Aim -
Give back the entire listing verbatim.
-*-*-
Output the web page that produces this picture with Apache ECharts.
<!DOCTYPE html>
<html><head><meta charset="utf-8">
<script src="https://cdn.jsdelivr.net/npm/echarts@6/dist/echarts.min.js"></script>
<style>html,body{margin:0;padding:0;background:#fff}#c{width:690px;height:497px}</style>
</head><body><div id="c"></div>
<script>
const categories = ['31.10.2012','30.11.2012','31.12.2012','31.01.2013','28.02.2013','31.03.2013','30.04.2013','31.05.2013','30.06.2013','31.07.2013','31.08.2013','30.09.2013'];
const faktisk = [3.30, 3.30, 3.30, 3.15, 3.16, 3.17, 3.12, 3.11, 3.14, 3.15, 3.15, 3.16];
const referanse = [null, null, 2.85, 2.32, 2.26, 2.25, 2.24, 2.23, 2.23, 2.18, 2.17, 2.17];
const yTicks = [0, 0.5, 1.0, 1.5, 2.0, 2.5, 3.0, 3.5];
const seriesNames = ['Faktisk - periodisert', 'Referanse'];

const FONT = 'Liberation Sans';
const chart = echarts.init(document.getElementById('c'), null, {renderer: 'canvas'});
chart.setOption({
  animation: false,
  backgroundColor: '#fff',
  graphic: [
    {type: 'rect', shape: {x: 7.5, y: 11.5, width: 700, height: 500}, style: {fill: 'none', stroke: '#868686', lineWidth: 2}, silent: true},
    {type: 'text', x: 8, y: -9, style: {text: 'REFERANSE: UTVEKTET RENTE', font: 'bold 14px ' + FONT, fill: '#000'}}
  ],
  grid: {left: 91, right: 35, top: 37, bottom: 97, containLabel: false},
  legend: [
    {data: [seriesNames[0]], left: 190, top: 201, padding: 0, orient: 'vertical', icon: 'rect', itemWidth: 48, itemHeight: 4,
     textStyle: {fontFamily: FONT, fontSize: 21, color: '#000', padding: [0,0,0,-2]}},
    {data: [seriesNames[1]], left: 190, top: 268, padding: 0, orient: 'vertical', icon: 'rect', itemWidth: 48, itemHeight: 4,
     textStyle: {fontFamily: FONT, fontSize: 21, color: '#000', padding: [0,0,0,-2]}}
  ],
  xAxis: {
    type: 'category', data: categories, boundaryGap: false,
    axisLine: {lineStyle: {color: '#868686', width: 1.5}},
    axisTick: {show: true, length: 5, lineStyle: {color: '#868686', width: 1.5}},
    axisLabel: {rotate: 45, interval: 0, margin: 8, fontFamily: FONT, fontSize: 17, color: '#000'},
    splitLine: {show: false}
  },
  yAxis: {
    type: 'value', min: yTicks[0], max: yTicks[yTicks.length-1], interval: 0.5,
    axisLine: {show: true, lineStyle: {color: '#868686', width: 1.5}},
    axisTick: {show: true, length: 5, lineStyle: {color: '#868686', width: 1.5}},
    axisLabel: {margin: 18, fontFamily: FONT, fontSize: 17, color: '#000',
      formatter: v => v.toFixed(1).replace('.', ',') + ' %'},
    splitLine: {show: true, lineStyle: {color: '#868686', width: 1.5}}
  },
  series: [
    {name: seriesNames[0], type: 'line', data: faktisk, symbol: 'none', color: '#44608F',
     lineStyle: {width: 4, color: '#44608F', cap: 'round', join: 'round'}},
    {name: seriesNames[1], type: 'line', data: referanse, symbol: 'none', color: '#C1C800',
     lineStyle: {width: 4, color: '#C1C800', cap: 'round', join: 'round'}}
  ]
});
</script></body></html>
-*-*-
Written reply -
Output the web page that produces this picture with Apache ECharts.
<!DOCTYPE html>
<html><head><meta charset="utf-8">
<script src="https://cdn.jsdelivr.net/npm/echarts@6/dist/echarts.min.js"></script>
<style>html,body{margin:0;padding:0;background:#fff}#c{width:690px;height:497px}</style>
</head><body><div id="c"></div>
<script>
const categories = ['31.10.2012','30.11.2012','31.12.2012','31.01.2013','28.02.2013','31.03.2013','30.04.2013','31.05.2013','30.06.2013','31.07.2013','31.08.2013','30.09.2013'];
const faktisk = [3.30, 3.30, 3.30, 3.15, 3.16, 3.17, 3.12, 3.11, 3.14, 3.15, 3.15, 3.16];
const referanse = [null, null, 2.85, 2.32, 2.26, 2.25, 2.24, 2.23, 2.23, 2.18, 2.17, 2.17];
const yTicks = [0, 0.5, 1.0, 1.5, 2.0, 2.5, 3.0, 3.5];
const seriesNames = ['Faktisk - periodisert', 'Referanse'];

const FONT = 'Liberation Sans';
const chart = echarts.init(document.getElementById('c'), null, {renderer: 'canvas'});
chart.setOption({
  animation: false,
  backgroundColor: '#fff',
  graphic: [
    {type: 'rect', shape: {x: 7.5, y: 11.5, width: 700, height: 500}, style: {fill: 'none', stroke: '#868686', lineWidth: 2}, silent: true},
    {type: 'text', x: 8, y: -9, style: {text: 'REFERANSE: UTVEKTET RENTE', font: 'bold 14px ' + FONT, fill: '#000'}}
  ],
  grid: {left: 91, right: 35, top: 37, bottom: 97, containLabel: false},
  legend: [
    {data: [seriesNames[0]], left: 190, top: 201, padding: 0, orient: 'vertical', icon: 'rect', itemWidth: 48, itemHeight: 4,
     textStyle: {fontFamily: FONT, fontSize: 21, color: '#000', padding: [0,0,0,-2]}},
    {data: [seriesNames[1]], left: 190, top: 268, padding: 0, orient: 'vertical', icon: 'rect', itemWidth: 48, itemHeight: 4,
     textStyle: {fontFamily: FONT, fontSize: 21, color: '#000', padding: [0,0,0,-2]}}
  ],
  xAxis: {
    type: 'category', data: categories, boundaryGap: false,
    axisLine: {lineStyle: {color: '#868686', width: 1.5}},
    axisTick: {show: true, length: 5, lineStyle: {color: '#868686', width: 1.5}},
    axisLabel: {rotate: 45, interval: 0, margin: 8, fontFamily: FONT, fontSize: 17, color: '#000'},
    splitLine: {show: false}
  },
  yAxis: {
    type: 'value', min: yTicks[0], max: yTicks[yTicks.length-1], interval: 0.5,
    axisLine: {show: true, lineStyle: {color: '#868686', width: 1.5}},
    axisTick: {show: true, length: 5, lineStyle: {color: '#868686', width: 1.5}},
    axisLabel: {margin: 18, fontFamily: FONT, fontSize: 17, color: '#000',
      formatter: v => v.toFixed(1).replace('.', ',') + ' %'},
    splitLine: {show: true, lineStyle: {color: '#868686', width: 1.5}}
  },
  series: [
    {name: seriesNames[0], type: 'line', data: faktisk, symbol: 'none', color: '#44608F',
     lineStyle: {width: 4, color: '#44608F', cap: 'round', join: 'round'}},
    {name: seriesNames[1], type: 'line', data: referanse, symbol: 'none', color: '#C1C800',
     lineStyle: {width: 4, color: '#C1C800', cap: 'round', join: 'round'}}
  ]
});
</script></body></html>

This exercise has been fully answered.